◆ **AVAILABLE DATA**:
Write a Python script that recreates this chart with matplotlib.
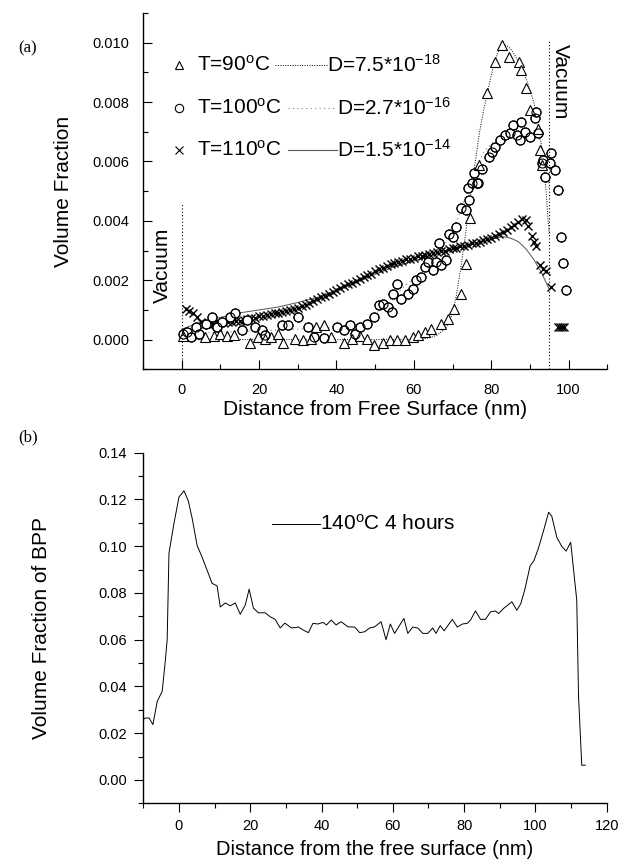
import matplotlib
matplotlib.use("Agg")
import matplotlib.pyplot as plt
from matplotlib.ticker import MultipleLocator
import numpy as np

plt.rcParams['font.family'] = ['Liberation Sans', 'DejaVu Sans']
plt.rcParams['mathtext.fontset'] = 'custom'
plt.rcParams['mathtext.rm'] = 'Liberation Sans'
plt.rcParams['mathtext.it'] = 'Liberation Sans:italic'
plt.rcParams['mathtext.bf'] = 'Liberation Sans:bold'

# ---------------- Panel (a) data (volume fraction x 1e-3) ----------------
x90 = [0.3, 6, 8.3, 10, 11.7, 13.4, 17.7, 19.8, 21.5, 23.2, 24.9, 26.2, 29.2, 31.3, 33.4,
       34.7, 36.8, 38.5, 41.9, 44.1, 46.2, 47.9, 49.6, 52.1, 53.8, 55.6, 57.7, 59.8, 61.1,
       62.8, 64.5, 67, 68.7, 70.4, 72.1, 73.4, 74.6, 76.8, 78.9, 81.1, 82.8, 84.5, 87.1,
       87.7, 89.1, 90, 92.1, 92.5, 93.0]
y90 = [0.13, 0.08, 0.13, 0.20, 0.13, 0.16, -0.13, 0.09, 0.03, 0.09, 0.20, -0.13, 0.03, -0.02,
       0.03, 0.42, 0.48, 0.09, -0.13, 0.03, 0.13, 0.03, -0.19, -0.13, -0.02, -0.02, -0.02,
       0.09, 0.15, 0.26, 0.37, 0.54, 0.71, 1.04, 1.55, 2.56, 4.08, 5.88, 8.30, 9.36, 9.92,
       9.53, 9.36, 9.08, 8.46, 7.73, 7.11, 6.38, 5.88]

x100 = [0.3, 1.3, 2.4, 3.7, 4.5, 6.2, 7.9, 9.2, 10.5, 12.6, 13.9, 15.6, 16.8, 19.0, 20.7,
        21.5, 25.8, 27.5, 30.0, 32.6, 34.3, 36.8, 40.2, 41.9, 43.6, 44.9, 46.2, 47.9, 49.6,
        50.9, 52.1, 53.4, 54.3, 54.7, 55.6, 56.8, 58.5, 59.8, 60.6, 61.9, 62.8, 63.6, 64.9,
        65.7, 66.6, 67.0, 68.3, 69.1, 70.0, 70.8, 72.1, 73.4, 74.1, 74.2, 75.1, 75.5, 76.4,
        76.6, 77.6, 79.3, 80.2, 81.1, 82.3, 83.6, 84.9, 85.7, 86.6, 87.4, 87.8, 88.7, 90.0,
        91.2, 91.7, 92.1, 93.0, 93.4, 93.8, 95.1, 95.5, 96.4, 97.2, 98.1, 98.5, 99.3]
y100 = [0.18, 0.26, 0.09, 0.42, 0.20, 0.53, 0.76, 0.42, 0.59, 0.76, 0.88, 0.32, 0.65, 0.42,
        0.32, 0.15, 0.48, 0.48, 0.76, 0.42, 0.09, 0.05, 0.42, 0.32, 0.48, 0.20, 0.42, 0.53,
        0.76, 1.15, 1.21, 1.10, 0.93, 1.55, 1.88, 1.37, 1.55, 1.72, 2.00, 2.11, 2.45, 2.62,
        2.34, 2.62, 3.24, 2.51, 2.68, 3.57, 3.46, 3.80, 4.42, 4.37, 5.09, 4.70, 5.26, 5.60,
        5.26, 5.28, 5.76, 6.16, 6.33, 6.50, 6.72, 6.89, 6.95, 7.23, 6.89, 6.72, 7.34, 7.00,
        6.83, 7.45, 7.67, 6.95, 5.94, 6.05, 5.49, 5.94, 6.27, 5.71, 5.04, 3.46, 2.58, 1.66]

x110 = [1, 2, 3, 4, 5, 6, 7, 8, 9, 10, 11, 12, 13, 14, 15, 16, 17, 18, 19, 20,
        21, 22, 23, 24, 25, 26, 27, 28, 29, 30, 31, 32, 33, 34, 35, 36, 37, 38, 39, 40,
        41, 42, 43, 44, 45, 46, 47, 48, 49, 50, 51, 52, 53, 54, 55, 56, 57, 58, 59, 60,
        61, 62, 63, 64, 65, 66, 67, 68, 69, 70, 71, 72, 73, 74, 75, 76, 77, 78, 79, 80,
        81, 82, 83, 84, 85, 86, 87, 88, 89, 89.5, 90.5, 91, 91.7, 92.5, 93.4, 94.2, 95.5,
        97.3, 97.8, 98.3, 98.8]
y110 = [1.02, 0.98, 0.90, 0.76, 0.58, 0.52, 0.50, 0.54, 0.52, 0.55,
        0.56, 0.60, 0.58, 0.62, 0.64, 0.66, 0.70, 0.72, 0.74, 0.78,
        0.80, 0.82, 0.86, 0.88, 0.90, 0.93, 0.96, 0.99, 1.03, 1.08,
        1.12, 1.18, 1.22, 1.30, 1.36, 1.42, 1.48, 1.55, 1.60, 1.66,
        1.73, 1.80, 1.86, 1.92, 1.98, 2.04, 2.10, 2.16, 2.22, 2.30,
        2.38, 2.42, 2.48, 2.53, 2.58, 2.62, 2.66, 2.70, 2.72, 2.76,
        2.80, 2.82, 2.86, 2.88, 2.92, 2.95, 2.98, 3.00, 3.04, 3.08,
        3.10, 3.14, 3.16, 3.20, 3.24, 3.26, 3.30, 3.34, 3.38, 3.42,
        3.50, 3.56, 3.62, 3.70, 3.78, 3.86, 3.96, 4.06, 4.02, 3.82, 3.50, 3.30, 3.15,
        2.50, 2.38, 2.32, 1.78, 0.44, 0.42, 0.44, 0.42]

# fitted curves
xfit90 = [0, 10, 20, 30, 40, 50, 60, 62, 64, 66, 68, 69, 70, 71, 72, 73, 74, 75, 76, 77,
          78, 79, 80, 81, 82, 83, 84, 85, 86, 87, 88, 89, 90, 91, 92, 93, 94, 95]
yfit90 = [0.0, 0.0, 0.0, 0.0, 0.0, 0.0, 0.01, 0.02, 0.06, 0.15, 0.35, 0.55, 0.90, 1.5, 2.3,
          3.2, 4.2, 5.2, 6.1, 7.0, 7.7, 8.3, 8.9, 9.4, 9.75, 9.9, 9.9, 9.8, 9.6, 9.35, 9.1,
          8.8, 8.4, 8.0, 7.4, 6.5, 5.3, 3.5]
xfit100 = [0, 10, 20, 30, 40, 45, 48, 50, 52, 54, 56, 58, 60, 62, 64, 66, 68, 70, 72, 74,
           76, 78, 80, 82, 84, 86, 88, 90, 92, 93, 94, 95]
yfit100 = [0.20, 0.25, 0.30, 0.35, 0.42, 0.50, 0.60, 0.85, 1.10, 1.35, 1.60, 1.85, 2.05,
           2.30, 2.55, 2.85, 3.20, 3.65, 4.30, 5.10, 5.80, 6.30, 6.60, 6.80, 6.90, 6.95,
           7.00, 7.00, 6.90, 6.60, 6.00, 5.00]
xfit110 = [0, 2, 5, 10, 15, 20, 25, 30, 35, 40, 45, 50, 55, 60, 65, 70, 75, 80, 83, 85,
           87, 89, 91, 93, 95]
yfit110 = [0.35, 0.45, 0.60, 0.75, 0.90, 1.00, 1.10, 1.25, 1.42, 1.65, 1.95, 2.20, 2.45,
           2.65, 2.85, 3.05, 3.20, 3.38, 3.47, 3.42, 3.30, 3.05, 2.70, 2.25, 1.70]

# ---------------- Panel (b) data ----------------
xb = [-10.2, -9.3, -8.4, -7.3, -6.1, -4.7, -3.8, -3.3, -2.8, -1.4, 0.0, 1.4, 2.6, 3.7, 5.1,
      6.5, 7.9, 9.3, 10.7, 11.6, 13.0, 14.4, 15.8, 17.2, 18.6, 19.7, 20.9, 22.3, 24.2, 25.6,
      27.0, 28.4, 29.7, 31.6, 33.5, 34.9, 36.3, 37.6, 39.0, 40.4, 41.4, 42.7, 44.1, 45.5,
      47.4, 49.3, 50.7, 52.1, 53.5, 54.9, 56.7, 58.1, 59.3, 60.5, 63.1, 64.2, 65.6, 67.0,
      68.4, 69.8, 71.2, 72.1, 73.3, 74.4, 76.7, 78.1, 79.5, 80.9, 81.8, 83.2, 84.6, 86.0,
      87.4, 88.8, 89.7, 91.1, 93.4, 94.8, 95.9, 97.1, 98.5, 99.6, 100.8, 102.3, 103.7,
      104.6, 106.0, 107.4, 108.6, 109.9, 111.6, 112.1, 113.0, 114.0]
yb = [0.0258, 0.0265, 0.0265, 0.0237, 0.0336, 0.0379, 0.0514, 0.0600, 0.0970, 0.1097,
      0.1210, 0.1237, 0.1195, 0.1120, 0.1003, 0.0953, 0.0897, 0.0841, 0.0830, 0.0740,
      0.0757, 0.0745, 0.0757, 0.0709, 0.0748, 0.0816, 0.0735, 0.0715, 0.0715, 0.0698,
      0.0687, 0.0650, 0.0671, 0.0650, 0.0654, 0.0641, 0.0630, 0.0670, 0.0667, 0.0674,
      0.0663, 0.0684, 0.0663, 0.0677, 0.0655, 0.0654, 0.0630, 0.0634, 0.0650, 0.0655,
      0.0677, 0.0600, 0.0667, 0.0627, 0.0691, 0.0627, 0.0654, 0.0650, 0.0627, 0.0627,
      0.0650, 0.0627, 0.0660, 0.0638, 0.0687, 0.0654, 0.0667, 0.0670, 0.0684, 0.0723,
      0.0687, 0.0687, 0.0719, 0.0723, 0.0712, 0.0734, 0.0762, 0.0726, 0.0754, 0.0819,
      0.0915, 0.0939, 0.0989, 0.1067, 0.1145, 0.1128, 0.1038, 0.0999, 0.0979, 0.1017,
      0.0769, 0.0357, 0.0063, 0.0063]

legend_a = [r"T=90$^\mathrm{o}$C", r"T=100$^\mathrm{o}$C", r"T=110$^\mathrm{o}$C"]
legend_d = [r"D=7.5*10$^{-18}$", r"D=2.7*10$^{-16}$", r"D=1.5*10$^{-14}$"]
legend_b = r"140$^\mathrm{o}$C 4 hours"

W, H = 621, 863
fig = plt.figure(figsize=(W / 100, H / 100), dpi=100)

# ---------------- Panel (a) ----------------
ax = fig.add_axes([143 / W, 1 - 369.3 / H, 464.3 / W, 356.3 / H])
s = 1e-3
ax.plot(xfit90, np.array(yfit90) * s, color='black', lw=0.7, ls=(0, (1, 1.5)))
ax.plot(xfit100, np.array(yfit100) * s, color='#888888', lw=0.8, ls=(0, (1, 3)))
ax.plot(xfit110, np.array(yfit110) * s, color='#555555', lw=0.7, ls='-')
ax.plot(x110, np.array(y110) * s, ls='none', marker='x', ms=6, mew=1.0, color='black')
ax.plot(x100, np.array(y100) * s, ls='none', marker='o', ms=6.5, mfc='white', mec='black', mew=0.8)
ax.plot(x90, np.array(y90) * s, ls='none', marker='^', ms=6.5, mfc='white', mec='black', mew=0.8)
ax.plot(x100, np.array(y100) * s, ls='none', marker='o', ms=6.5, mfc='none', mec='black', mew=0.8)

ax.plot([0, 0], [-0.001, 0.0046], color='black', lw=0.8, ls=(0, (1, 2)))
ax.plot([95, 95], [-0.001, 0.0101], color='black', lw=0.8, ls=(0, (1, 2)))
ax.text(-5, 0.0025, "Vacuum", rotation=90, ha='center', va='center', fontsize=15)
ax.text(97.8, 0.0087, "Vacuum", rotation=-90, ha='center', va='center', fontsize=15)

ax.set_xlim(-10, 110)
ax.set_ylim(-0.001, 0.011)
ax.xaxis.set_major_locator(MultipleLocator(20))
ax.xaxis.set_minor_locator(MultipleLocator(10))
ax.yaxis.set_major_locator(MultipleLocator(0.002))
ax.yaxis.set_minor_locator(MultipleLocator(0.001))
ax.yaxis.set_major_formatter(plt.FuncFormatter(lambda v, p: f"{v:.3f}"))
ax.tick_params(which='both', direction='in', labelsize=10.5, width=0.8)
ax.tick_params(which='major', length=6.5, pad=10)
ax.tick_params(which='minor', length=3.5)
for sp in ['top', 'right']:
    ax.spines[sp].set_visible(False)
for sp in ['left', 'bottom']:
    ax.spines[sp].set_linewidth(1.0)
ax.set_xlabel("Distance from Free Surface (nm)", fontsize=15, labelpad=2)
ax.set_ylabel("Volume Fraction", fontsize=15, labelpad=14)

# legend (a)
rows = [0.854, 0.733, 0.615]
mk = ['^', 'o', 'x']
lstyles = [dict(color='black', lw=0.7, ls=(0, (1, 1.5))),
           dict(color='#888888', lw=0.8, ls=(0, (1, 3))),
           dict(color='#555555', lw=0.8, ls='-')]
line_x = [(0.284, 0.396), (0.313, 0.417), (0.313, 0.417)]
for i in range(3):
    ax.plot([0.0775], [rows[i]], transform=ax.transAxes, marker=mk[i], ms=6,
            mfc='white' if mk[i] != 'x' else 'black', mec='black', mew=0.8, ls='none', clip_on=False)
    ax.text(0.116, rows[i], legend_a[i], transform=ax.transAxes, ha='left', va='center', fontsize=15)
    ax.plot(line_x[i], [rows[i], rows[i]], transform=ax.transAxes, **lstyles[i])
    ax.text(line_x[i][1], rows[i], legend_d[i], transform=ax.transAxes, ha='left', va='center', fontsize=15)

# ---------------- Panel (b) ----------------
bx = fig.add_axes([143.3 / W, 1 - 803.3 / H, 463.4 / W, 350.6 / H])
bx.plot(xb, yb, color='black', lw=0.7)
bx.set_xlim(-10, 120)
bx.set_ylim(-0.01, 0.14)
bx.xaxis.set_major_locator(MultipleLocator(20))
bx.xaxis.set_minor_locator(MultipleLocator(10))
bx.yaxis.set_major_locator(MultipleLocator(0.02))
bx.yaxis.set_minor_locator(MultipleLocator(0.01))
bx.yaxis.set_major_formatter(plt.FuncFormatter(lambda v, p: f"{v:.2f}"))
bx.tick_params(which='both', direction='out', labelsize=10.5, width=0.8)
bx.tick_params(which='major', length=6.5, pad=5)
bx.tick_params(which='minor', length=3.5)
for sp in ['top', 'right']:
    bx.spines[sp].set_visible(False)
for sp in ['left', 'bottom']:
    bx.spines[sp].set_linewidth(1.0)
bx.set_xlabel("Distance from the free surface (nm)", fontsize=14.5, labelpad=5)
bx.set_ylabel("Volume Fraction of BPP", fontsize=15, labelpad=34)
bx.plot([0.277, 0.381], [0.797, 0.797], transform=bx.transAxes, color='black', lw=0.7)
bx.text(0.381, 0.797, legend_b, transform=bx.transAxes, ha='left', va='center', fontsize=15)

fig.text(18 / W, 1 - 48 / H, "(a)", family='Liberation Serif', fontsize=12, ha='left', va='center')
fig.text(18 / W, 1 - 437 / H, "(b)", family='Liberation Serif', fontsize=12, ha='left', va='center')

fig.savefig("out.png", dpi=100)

◆ **SET PROBLEM**: Everything from the top line of the data down to and including the line with "plt.rcParams['mathtext.bf'] = 'Liberation" is to be copied, except the pictures.

◆ **COMPLETED TASK**:
Write a Python script that recreates this chart with matplotlib.
import matplotlib
matplotlib.use("Agg")
import matplotlib.pyplot as plt
from matplotlib.ticker import MultipleLocator
import numpy as np

plt.rcParams['font.family'] = ['Liberation Sans', 'DejaVu Sans']
plt.rcParams['mathtext.fontset'] = 'custom'
plt.rcParams['mathtext.rm'] = 'Liberation Sans'
plt.rcParams['mathtext.it'] = 'Liberation Sans:italic'
plt.rcParams['mathtext.bf'] = 'Liberation Sans:bold'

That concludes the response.